By Wally Kennedy
Globe Staff Writer
JOPLIN, Mo. —
Cleta Mills loves the rush of tax season. Ever since the first time she pushed a pencil on paper and worked out refund amounts 27 years ago, she learned how to channel the rush of adrenaline that comes from the mad pace of 12-hour days with barely any breaks.
"If you don't love the job, this can be very miserable," Mills said. "I love doing taxes, meeting clients and helping them. It's just a feeling I get, knowing I've helped a person get through this."
That feeling is the ultimate reward for the tax preparers who are working like crazy right now.
But this year, that reward is delayed -- or in some cases, absent.
Gridlock in the nation's capital is making for some long days and nights for local tax preparers -- not to mention some unhappy taxpayers.
"I've been a tax preparer for 27 years for H&R Block," said Mills, a preparer for H&R Block in Webb City. "It's the roughest year I've seen for tax returns going through. This is impacting people directly, a whole bunch of people."
People who would normally expect to get their return by the end of January are having to wait much longer. Others are filing electronic returns with the intention of later amending that return with a paper filing.
"This is because the IRS, our congressmen and the president got nothing signed into effect until after the first of the year," she said. "They didn't open the doors to file electronically until Jan. 30. We couldn't file for the education credit until Feb. 14. Depreciation schedules opened after the 14th of February."
The adoption credit is not even open yet, she said.
"We have clients waiting for those forms to come through to file," she said.
The situation is making a frenzied time of year even more hectic for tax preparers, who spend the "off-season" studying new tax laws and assisting clients with extensions, audits or other tax matters.
When the first of the year rolls around, their schedules go into high gear, with extra hours and plenty of extra work. Tax preparers and accountants go to work early in the day and go home late at night.
Breaks don't happen often. Mills said she and her co-workers start a Crock-Pot dish of some sort in the mornings, and everyone takes what time they can to grab a bite.
This year's complications have forced tax preparers to cram their work into a much shorter time frame than they would normally have.
"It's compressed the time we have to file returns for people," said Dody Walker, with Vern Blood Tax Service in Joplin. "It's very, very condensed. Every year before now, we had a chart we could give to people that showed if their return was accepted by the IRS on this date you could expect to get your return on this date.
"We don't get those charts anymore. So, your guess is as good as mine," she said. "People look at us and ask when they can expect their return. We tell them: 'We can't tell you.' They ask: "Why not?' We tell them the IRS situation is completely out of our control.
"And heaven help you if your return is pulled for some reason or if they ask for additional verification. That could take another three to six weeks," she said.
Because there is so much identity fraud and theft, the IRS is taking its time this year to examine more closely the credits that are being claimed by individual taxpayers.

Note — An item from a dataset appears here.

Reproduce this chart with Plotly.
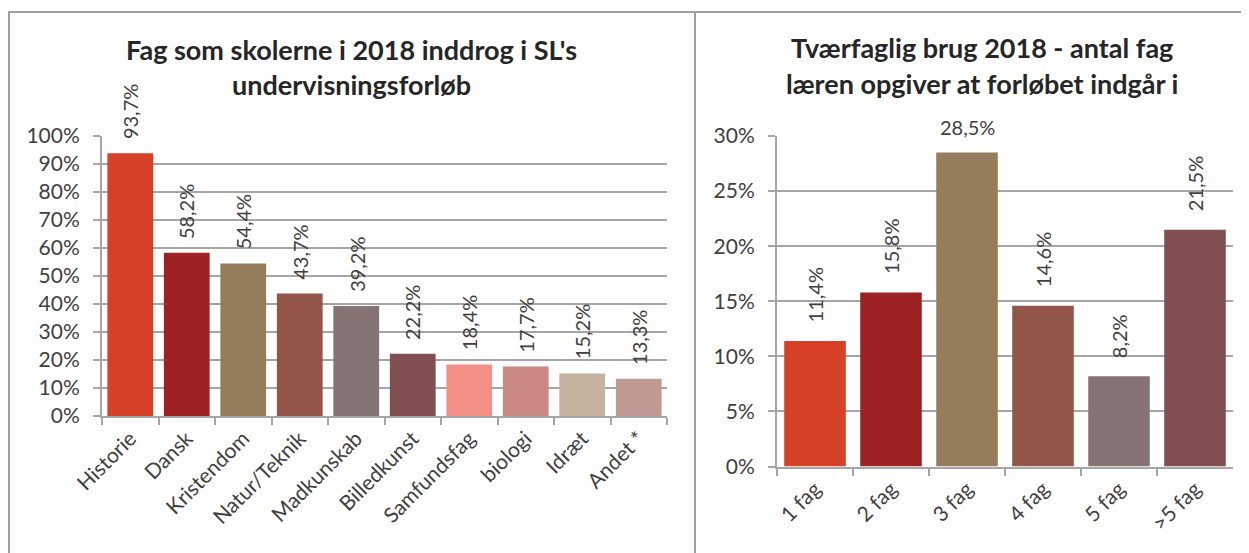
import plotly.graph_objects as go

W, H = 1249, 553
OFF = 8  # page body margin the browser adds around the figure

# left chart data
fag = ["Historie", "Dansk", "Kristendom", "Natur/Teknik", "Madkunskab",
       "Billedkunst", "Samfundsfag", "biologi", "Idræt", "Andet *"]
fag_andel = [0.937, 0.582, 0.544, 0.437, 0.392, 0.222, 0.184, 0.177, 0.152, 0.133]
fag_farver = ["#D64127", "#9E2224", "#957D5B", "#935547", "#857473",
              "#814F51", "#F49087", "#C98883", "#C4B29E", "#C09992"]

# right chart data
antal = ["1 fag", "2 fag", "3 fag", "4 fag", "5 fag", ">5 fag"]
antal_andel = [0.114, 0.158, 0.285, 0.146, 0.082, 0.215]
antal_farver = ["#D64127", "#9E2224", "#957D5B", "#935547", "#857473", "#814F51"]

venstre_titel = ["Fag som skolerne i 2018 inddrog i SL's", "undervisningsforløb"]
hoejre_titel = ["Tværfaglig brug 2018 - antal fag", "læren opgiver at forløbet indgår i"]

GRID = "#A6A6A6"
TXT = "#404040"


def px_x(x):
    return (x - OFF) / W


def px_y(y):
    return 1 - (y - OFF) / H


def pct(v):
    return f"{v * 100:.1f}%".replace(".", ",")


fig = go.Figure()

fig.add_trace(go.Bar(
    x=fag, y=fag_andel, marker_color=fag_farver, marker_line_width=0,
    xaxis="x", yaxis="y", showlegend=False, hoverinfo="skip"))
fig.add_trace(go.Bar(
    x=antal, y=antal_andel, marker_color=antal_farver, marker_line_width=0,
    xaxis="x2", yaxis="y2", showlegend=False, hoverinfo="skip"))

annotations = []
for k, v in zip(fag, fag_andel):
    annotations.append(dict(x=k, y=v, xref="x", yref="y", text=pct(v), textangle=-90,
                            showarrow=False, xanchor="center", yanchor="bottom",
                            yshift=12, font=dict(size=20, color=TXT)))
top = max(antal_andel)
for k, v in zip(antal, antal_andel):
    # the tallest label sits horizontally above the bar in the original
    annotations.append(dict(x=k, y=v, xref="x2", yref="y2", text=pct(v),
                            textangle=0 if v == top else -90,
                            showarrow=False, xanchor="center", yanchor="bottom",
                            yshift=12 if v == top else 16,
                            font=dict(size=20, color=TXT)))

for i, line in enumerate(venstre_titel):
    annotations.append(dict(x=px_x(352), y=px_y(49 + 35 * i), xref="paper", yref="paper",
                            text=f"<b>{line}</b>", showarrow=False,
                            xanchor="center", yanchor="middle",
                            font=dict(size=27, color="#262626")))
for i, line in enumerate(hoejre_titel):
    annotations.append(dict(x=px_x(982), y=px_y(48 + 35 * i), xref="paper", yref="paper",
                            text=f"<b>{line}</b>", showarrow=False,
                            xanchor="center", yanchor="middle",
                            font=dict(size=27, color="#262626")))

xcommon = dict(type="category", showline=True, linecolor=GRID, linewidth=2,
               ticks="outside", tickson="boundaries", ticklen=7, tickcolor=GRID,
               tickwidth=2, tickangle=-45, tickfont=dict(size=21, color=TXT),
               showgrid=False, fixedrange=True, automargin=False)
ycommon = dict(showline=True, linecolor=GRID, linewidth=2, ticks="outside",
               ticklen=7, tickcolor=GRID, tickwidth=2, showgrid=True,
               gridcolor=GRID, gridwidth=2, tickformat=".0%", zeroline=False,
               tickfont=dict(size=21, color=TXT), ticklabelstandoff=9,
               fixedrange=True, automargin=False)

fig.update_layout(
    width=W, height=H,
    margin=dict(l=0, r=0, t=0, b=0, autoexpand=False),
    paper_bgcolor="white", plot_bgcolor="white",
    font=dict(family="Lato, sans-serif", color=TXT),
    separators=",.",
    bargap=0.19,
    xaxis=dict(domain=[px_x(102), px_x(667)], anchor="y", **xcommon),
    yaxis=dict(domain=[px_y(416), px_y(135.7)], anchor="x", range=[0, 1],
               dtick=0.1, **ycommon),
    xaxis2=dict(domain=[px_x(777), px_x(1233)], anchor="y2", **xcommon),
    yaxis2=dict(domain=[px_y(466.5), px_y(136)], anchor="x2", range=[0, 0.3],
                dtick=0.05, **ycommon),
    annotations=annotations,
    shapes=[
        dict(type="rect", xref="paper", yref="paper", x0=px_x(9), x1=px_x(695),
             y0=px_y(620), y1=px_y(12), line=dict(color="#A0A0A0", width=2)),
        dict(type="rect", xref="paper", yref="paper", x0=px_x(695), x1=px_x(1275),
             y0=px_y(620), y1=px_y(12), line=dict(color="#A0A0A0", width=2)),
    ],
)

fig.write_html("out.html")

"They're cracking down on mileage," she said. "If you don't have a mileage log, if you don't have something written down, we can't do it. We tell people that if they keep good records, they don't have to worry. But if everything they are claiming is not legitimate, they should be nervous.
"If a person is expecting a return, we tell them: 'Don't spend it until you have got it.'"
Jim Hardy, with Hardy, Wrestler and Associates in Joplin, said, "The problem is our inability to finish a lot of tax returns because the IRS is not ready to accept the forms. It's a fly in the ointment that creates a backlog you can't clear out."
More work, less time
The changing of forms and policies within the IRS is affecting both individuals and businesses. Hardy said the majority of the accounting firm's work involves business clients who might have investment properties and partnerships where depreciation schedules are factors. Those depreciation schedules have been held up.
This has translated into overtime work for tax preparers and extra diligence in keeping abreast of what Congress is doing and when they do it.
"Last year was an unusual year because of the tornado victims and their losses," he said. "We are planning for 2013 now to see how the changes in law will affect our clients."
Hardy said he spends about four hours a week staying current on tax law.
"For planning issues, you have to stay informed the best you can. That's what our clients pay us for," he said.
The success for many tax-preparation businesses is their ability to get a taxpayer's return filed accurately and in a reasonable amount of time.
"The biggest issue this year are the delays," Walker said. "We make our living by getting people in here and getting their returns done as quickly as we can. When we can't do that, it hurts our business."
And one of the best parts of being a tax preparer, Mills said -- helping a client get a refund -- gets delayed.
"It has been a letdown to clients," Mills said. "When we know they need the money, and we can't help them get their refund back, it's a letdown."